When to Customize a Severance Template Instead of Reusing One
A standard template can work for simple, one-off separations. But in some cases, reusing the same document is a bad bet. The big reason is risk: the employee’s age, the size of the layoff, the state involved, or whether the separation is already in dispute.
Group layoffs and age-40+ separations need custom drafting. For any group layoff or separation involving someone age 40 or older, tailor the agreement for OWBPA compliance. That includes the review period, the revocation period, and the required age and job-title disclosures.[2][4][12]
State law is another clear stop sign. Customize the agreement based on the governing state whenever the rules on final-pay timing, PTO payout, or non-compete limits don’t match your default template.[4][12]
Disputes need custom wording, not a recycled release. If the employee has raised discrimination, harassment, or safety concerns, customize the agreement right away.[4][12] And if the termination itself is disputed, send the agreement to counsel and swap the template for custom language. Custom language is cheaper than defending a dispute.[4]
Conclusion
Once you’ve picked the right template, do one last compliance check before anyone signs. There’s no one-size-fits-all severance form. The agreement needs to match the reason for the exit, how the payment will be made, and whether any post-employment benefits are included.

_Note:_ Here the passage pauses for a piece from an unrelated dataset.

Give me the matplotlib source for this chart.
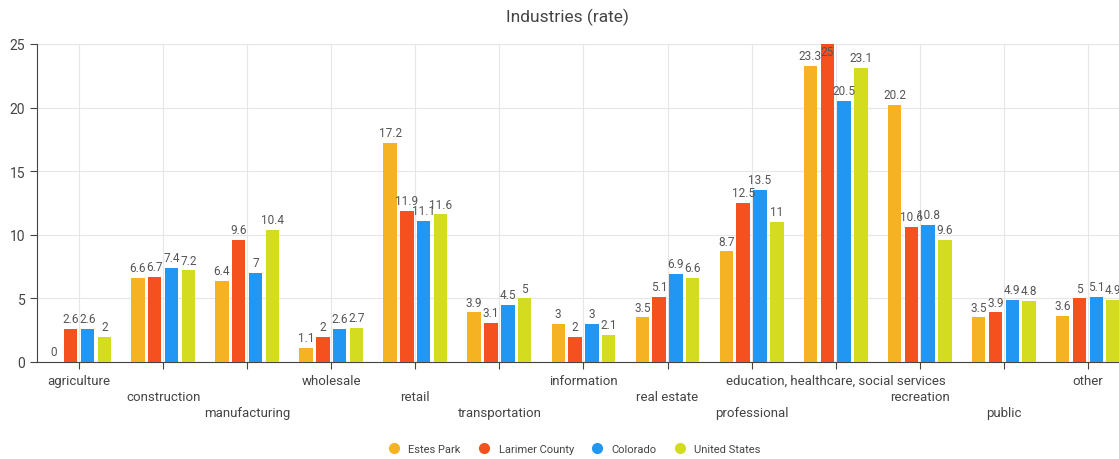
import numpy as np
import matplotlib.pyplot as plt
from matplotlib.lines import Line2D

plt.rcParams['font.family'] = ['Roboto', 'DejaVu Sans']

categories = ['agriculture', 'construction', 'manufacturing', 'wholesale', 'retail',
              'transportation', 'information', 'real estate', 'professional',
              'education, healthcare, social services', 'recreation', 'public', 'other']
series = ['Estes Park', 'Larimer County', 'Colorado', 'United States']
estes_park = [0, 6.6, 6.4, 1.1, 17.2, 3.9, 3, 3.5, 8.7, 23.3, 20.2, 3.5, 3.6]
larimer_county = [2.6, 6.7, 9.6, 2, 11.9, 3.1, 2, 5.1, 12.5, 25, 10.6, 3.9, 5]
colorado = [2.6, 7.4, 7, 2.6, 11.1, 4.5, 3, 6.9, 13.5, 20.5, 10.8, 4.9, 5.1]
united_states = [2, 7.2, 10.4, 2.7, 11.6, 5, 2.1, 6.6, 11, 23.1, 9.6, 4.8, 4.9]
colors = ['#F5B324', '#F4511E', '#2196F3', '#D4DC1F']

fig = plt.figure(figsize=(11.19, 4.6), dpi=100)
ax = fig.add_axes([37 / 1119, 97 / 460, 1 - 37 / 1119, 318 / 460])

x = np.arange(len(categories))
width = 0.16
offsets = [-0.3, -0.1, 0.1, 0.3]
for vals, off, col, name in zip([estes_park, larimer_county, colorado, united_states],
                                offsets, colors, series):
    bars = ax.bar(x + off, vals, width, color=col, label=name, zorder=3)
    for b, v in zip(bars, vals):
        # labels that would leave the plot area stay just inside it
        ax.text(b.get_x() + b.get_width() / 2, min(v, 23.6) + 0.3, f'{v:g}',
                ha='center', va='bottom', fontsize=8.5, color='#555555', zorder=4)

ax.set_xlim(-0.5, 12.37)
ax.set_ylim(0, 25)
ax.set_yticks([0, 5, 10, 15, 20, 25])
ax.set_xticks(x)
ax.set_xticklabels(['\n' * (i % 3) + c for i, c in enumerate(categories)],
                   fontsize=9.5, color='#444444', linespacing=1.3)
ax.tick_params(axis='y', labelsize=10, colors='#444444', length=5)
ax.tick_params(axis='x', length=5, color='#444444')
ax.grid(True, color='#e6e6e6', linewidth=0.8, zorder=0)
for s in ['top', 'right']:
    ax.spines[s].set_visible(False)
for s in ['left', 'bottom']:
    ax.spines[s].set_color('#444444')

fig.text(0.507, 0.962, 'Industries (rate)', ha='center', va='center',
         fontsize=12.5, color='#444444')

handles = [Line2D([], [], marker='o', linestyle='none', markersize=7,
                  markerfacecolor=c, markeredgecolor=c) for c in colors]
fig.legend(handles, series, loc='center', bbox_to_anchor=(0.511, 0.022), ncol=4,
           frameon=False, fontsize=8, handletextpad=0.3, columnspacing=1.1,
           labelcolor='#444444')

fig.savefig('out.png', dpi=100)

Before signing, check a few things closely:
- The amount is written in exact U.S. dollars
- The payment formula is clear
- Severance will be taxed and withheld as wages
- For workers age 40 and older, and for mass layoffs, the required federal review, revocation, and notice rules are handled before payment
Small Business Legal Documents offers customizable severance templates for small businesses. A review from local counsel usually costs far less than fixing an invalid agreement later.
FAQs
Do I need a severance agreement for every termination?

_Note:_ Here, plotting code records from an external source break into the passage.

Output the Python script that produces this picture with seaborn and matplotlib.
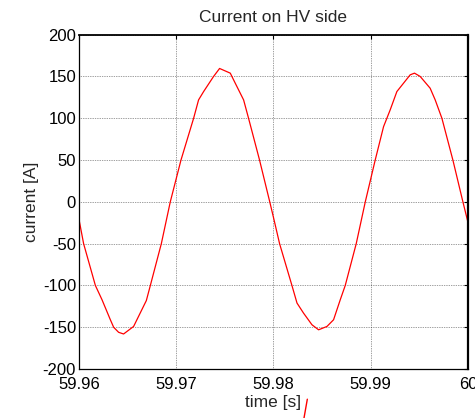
import matplotlib
matplotlib.use("Agg")
import matplotlib.pyplot as plt
import seaborn as sns
import pandas as pd
from matplotlib.lines import Line2D

# waveform samples
time_s = [59.96000, 59.96049, 59.96170, 59.96238, 59.96324, 59.96358, 59.96409,
          59.96460, 59.96563, 59.96694, 59.96735, 59.96848, 59.96940, 59.97050,
          59.97180, 59.97231, 59.97283, 59.97385, 59.97447, 59.97557, 59.97608,
          59.97694, 59.97745, 59.97858, 59.97963, 59.98002, 59.98064,
          59.98191, 59.98243, 59.98310, 59.98397, 59.98465, 59.98551, 59.98619,
          59.98688, 59.98739, 59.98852, 59.98945, 59.99047, 59.99133, 59.99201,
          59.99270, 59.99407, 59.99451, 59.99510, 59.99612, 59.99664, 59.99733,
          59.99846, 59.99949, 60.00000]
current_a = [-20, -50, -100, -117, -141, -150, -156,
             -158, -149, -118, -100, -50, 0, 50,
             100, 122, 132, 150, 159.6, 154, 142,
             122, 100, 50, 0, -19, -50,
             -100, -121, -133, -147, -153, -149, -141,
             -117, -100, -50, 0, 50, 90, 110,
             132, 152, 154, 150, 136, 122, 100,
             50, 0, -24]

x_ticks = [59.96, 59.97, 59.98, 59.99, 60.00]
x_tick_labels = ["59.96", "59.97", "59.98", "59.99", "60"]
y_ticks = [-200, -150, -100, -50, 0, 50, 100, 150, 200]

sns.set_style("white")
plt.rcParams['font.family'] = ['Liberation Sans', 'DejaVu Sans']
plt.rcParams['axes.unicode_minus'] = False

df = pd.DataFrame({'time': time_s, 'current': current_a})

fig = plt.figure(figsize=(4.75, 4.18), dpi=100)
ax = fig.add_axes([0.166, 0.117, 0.819, 0.800])

sns.lineplot(data=df, x='time', y='current', ax=ax, color='red', linewidth=0.9,
             estimator=None, sort=False)

ax.set_xlim(59.96, 60.0)
ax.set_ylim(-200, 200)
ax.set_xticks(x_ticks)
ax.set_xticklabels(x_tick_labels)
ax.set_yticks(y_ticks)
ax.grid(True, color='black', linestyle=(0, (1, 1.5)), linewidth=0.5, alpha=0.75)

for s in ax.spines.values():
    s.set_visible(True)
    s.set_color('black')
    s.set_linewidth(0.9)
ax.spines['right'].set_linewidth(1.6)
ax.spines['top'].set_linewidth(1.3)

ax.tick_params(direction='in', length=3, width=0.8, top=True, right=True,
               labelsize=12, colors='black')
ax.tick_params(axis='x', pad=6)
ax.tick_params(axis='y', pad=2)

ax.set_title('Current on HV side', fontsize=12.5, pad=9)
ax.set_xlabel('time [s]', fontsize=12.5, labelpad=2)
ax.set_ylabel('current [A]', fontsize=12.5, labelpad=3)

# small red stroke below the axis label
fig.add_artist(Line2D([0.647, 0.640], [0.045, 0.0], transform=fig.transFigure,
                      color='red', linewidth=1.0))

fig.savefig('out.png', dpi=100)
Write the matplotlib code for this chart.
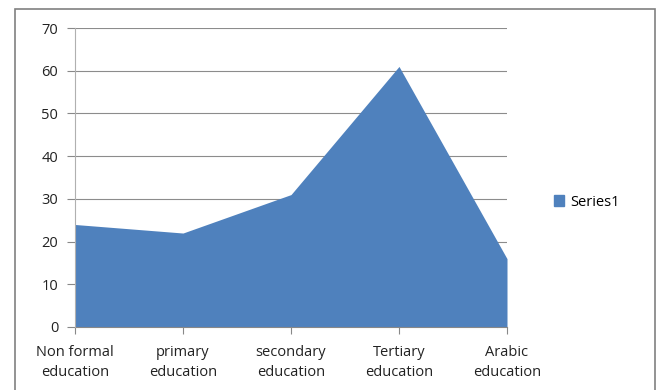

No. Employers usually do not need a severance agreement for every termination unless a company policy or employment contract says severance must be provided.
Most of the time, a severance agreement is used when an employer offers severance beyond final wages in exchange for a signed release of claims. It makes the most sense to use one for:
- involuntary terminations
- layoffs
- senior staff departures
- situations where there’s a risk of a dispute
Even then, final pay rules under state law still apply.
Should severance be paid as a lump sum or salary continuation?
It depends on your business needs and the employee’s tax situation.
A lump sum gives the employee money right away and is often simpler to handle on the admin side. But there’s a tradeoff: taxing the full amount in a single pay period can leave the employee with a bigger tax hit up front.
Salary continuation spreads payments over time, which may lower the total tax owed if those payments fall across more than one tax year. If you go this route, include a suspension clause in case the employee breaches the agreement after separation.
When should I have a lawyer review my severance template?
Have a lawyer review your severance template before you make any offer. That step matters even more if the separation involves a complaint, a wage dispute, an accommodation request, or any other protected activity.
Your legal counsel should also check that the agreement lines up with federal, state, and local rules. That includes final pay, leave, confidentiality, and any release of claims, including OWBPA rules for employees age 40 and older.